What Makes a Good CV?
June 25th, 2008 | by admin |Follow these few steps to dramatically improve the quality of your CV:
- Keep it simple, uncluttered and in an easy-to-read font (on plain white A4 paper).
- Keep it free from unnecessary details (e.g.: don’t write lines upon lines for your interests!)
- Keep it free from spelling/grammatical errors - maybe ask someone to proof read it.
- Check your personal details - sound obvious but it does happen (wrong phone number etc).
- If you have a job spec - match your CV to this to ensure you have included relevant skills.
- Believe it or not - there is no perfect CV. Just concentrate on making use of the kind of CV design that suits you best - chronological, functional or a combination of the two.

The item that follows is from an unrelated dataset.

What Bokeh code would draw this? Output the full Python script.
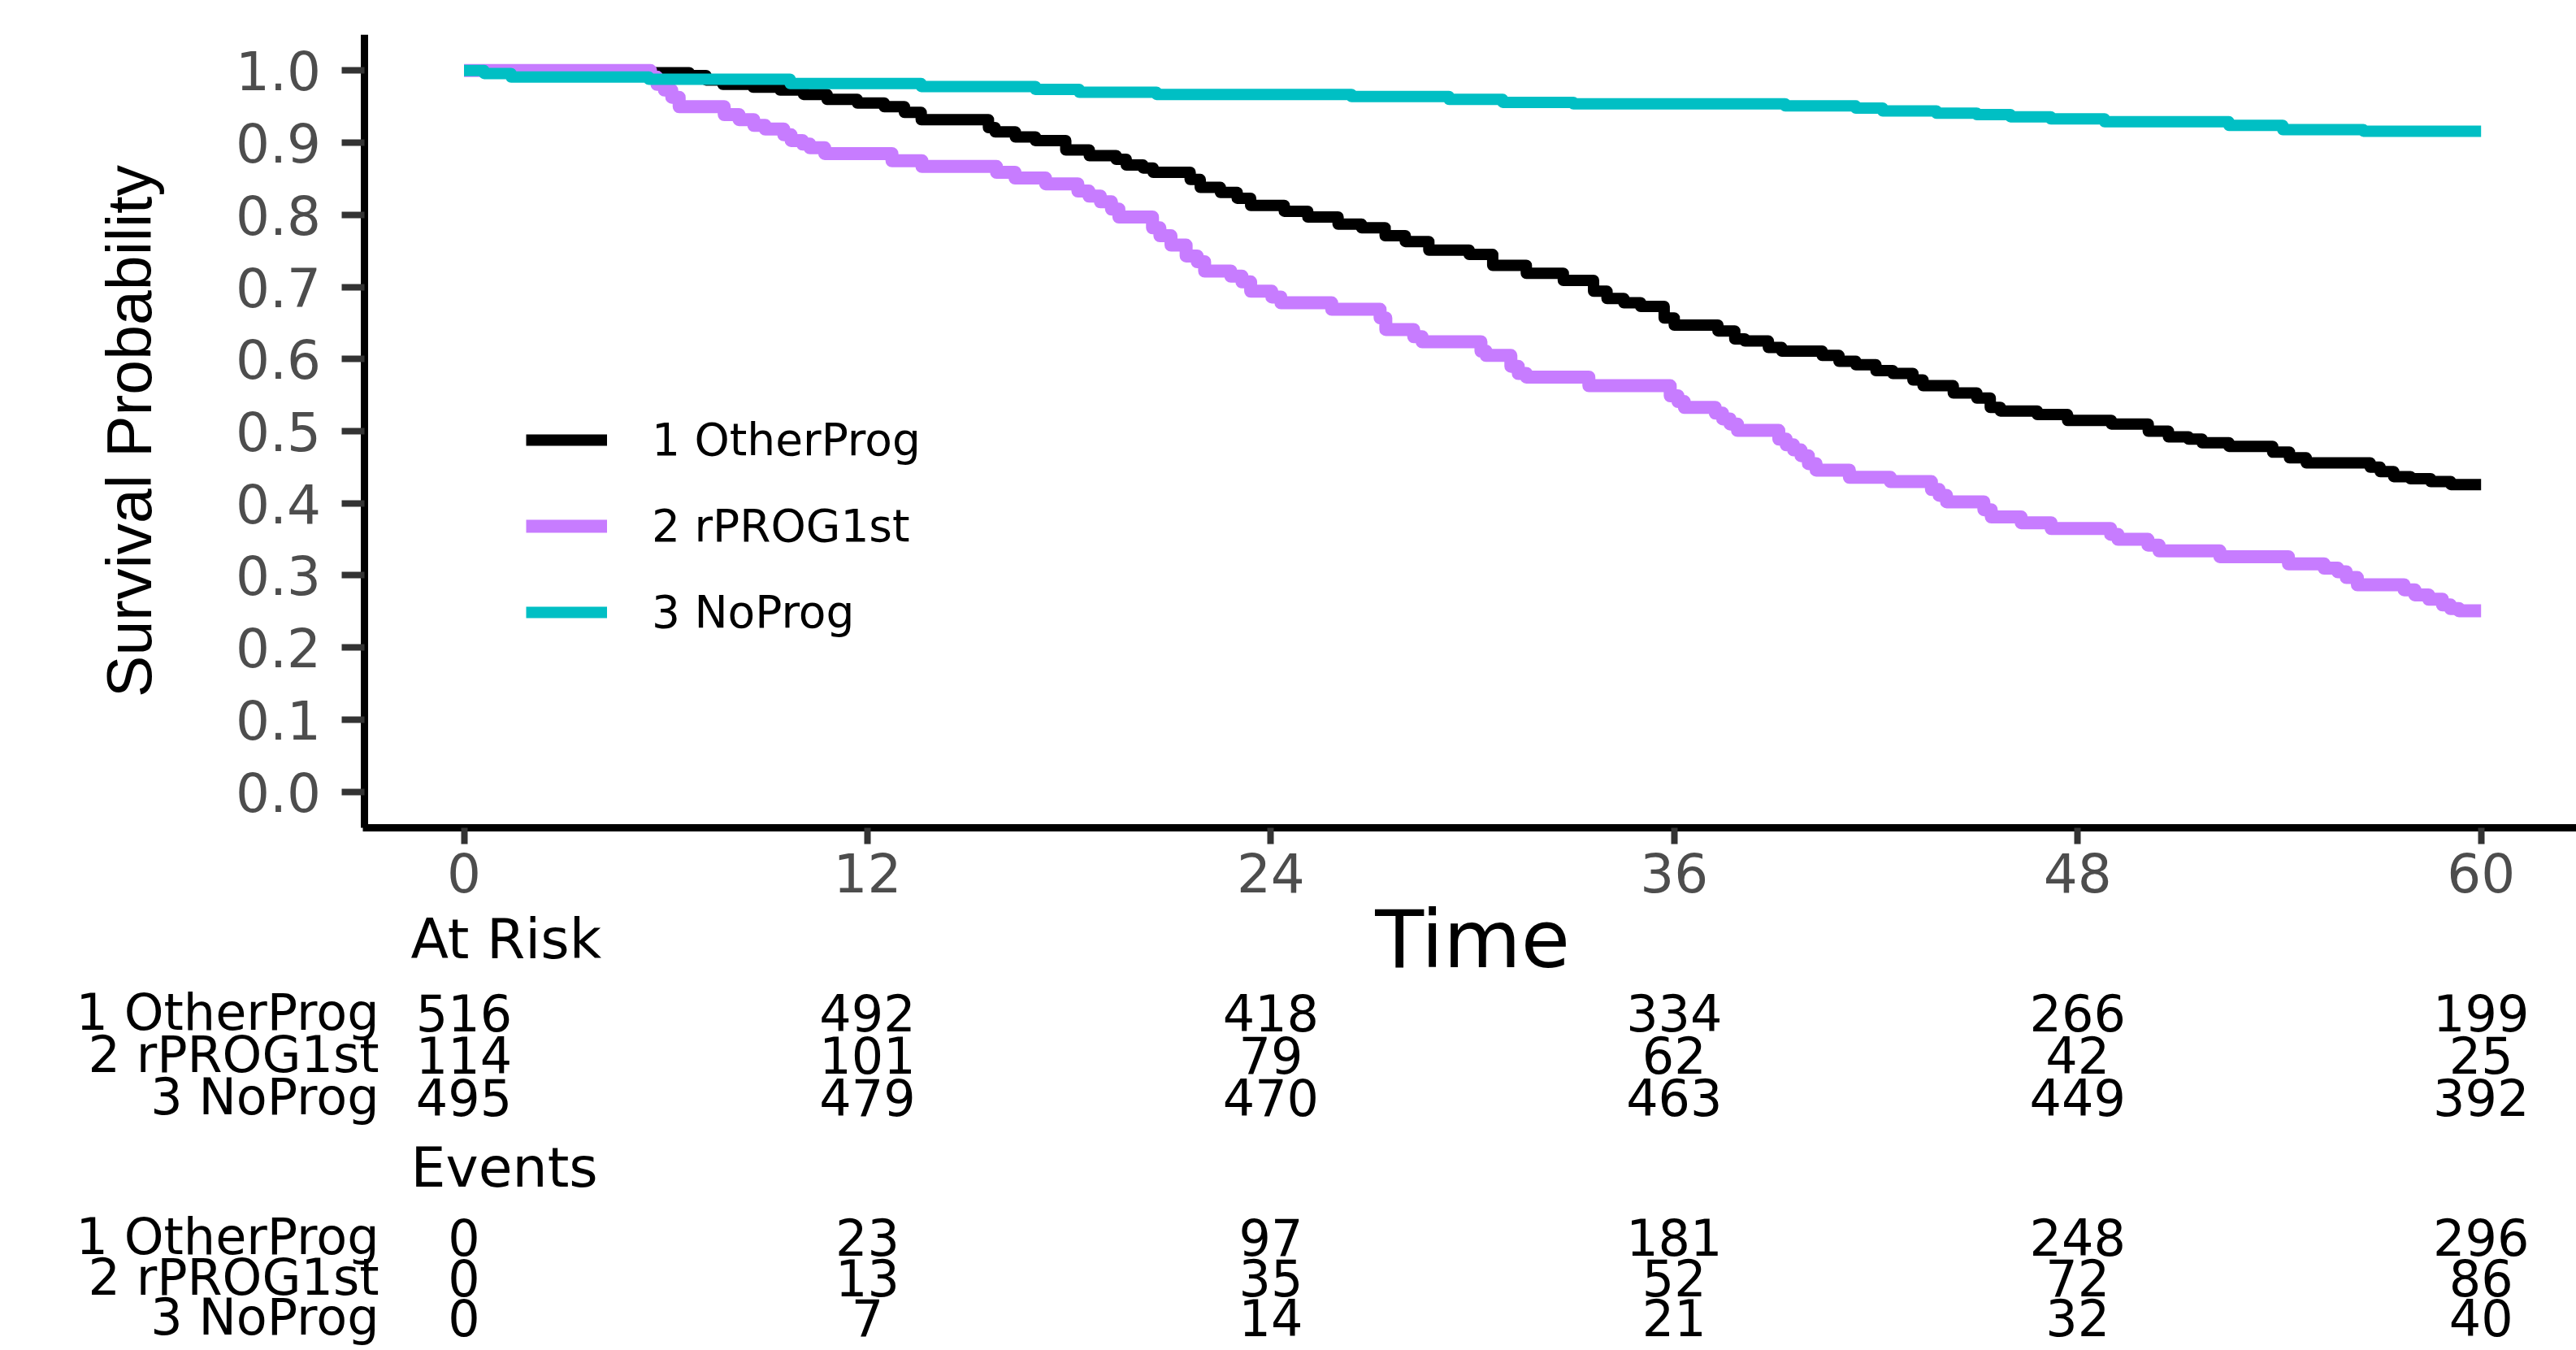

…but what should my CV include?
- Education details - you don’t need to include all your qualifications from 10 years ago. State your most recent qualifications and briefly cover older, less relevant ones
- Work experience: most recent first and go backwards; unless using a functional CV
- Key skills/areas of expertise: such as IT skills or languages
- Extra-curricular activities if relevant to job being applied for!!
- It would be ideal to include your mobile telephone number. There is a good chance you could miss a call if not at home. Also, and again, this sounds obvious - make sure you have a professional message on your answer phone - you never know who could call!
- When emailing your CV, please take your email address into consideration. We regularly see CVs with email addresses along the lines of “lovedoctor@emailaddress.com” or “sexylady123@sillyemail.co.uk” - this will not help present a professional reflection of you. Consider obtaining a free email account from Hotmail or Yahoo and keep job application emails separate from personal email.
- If you are sending your CV by post, ensure you use an A4 envelope and do not fold your CV - by the time it gets to it’s destination it could look a mess.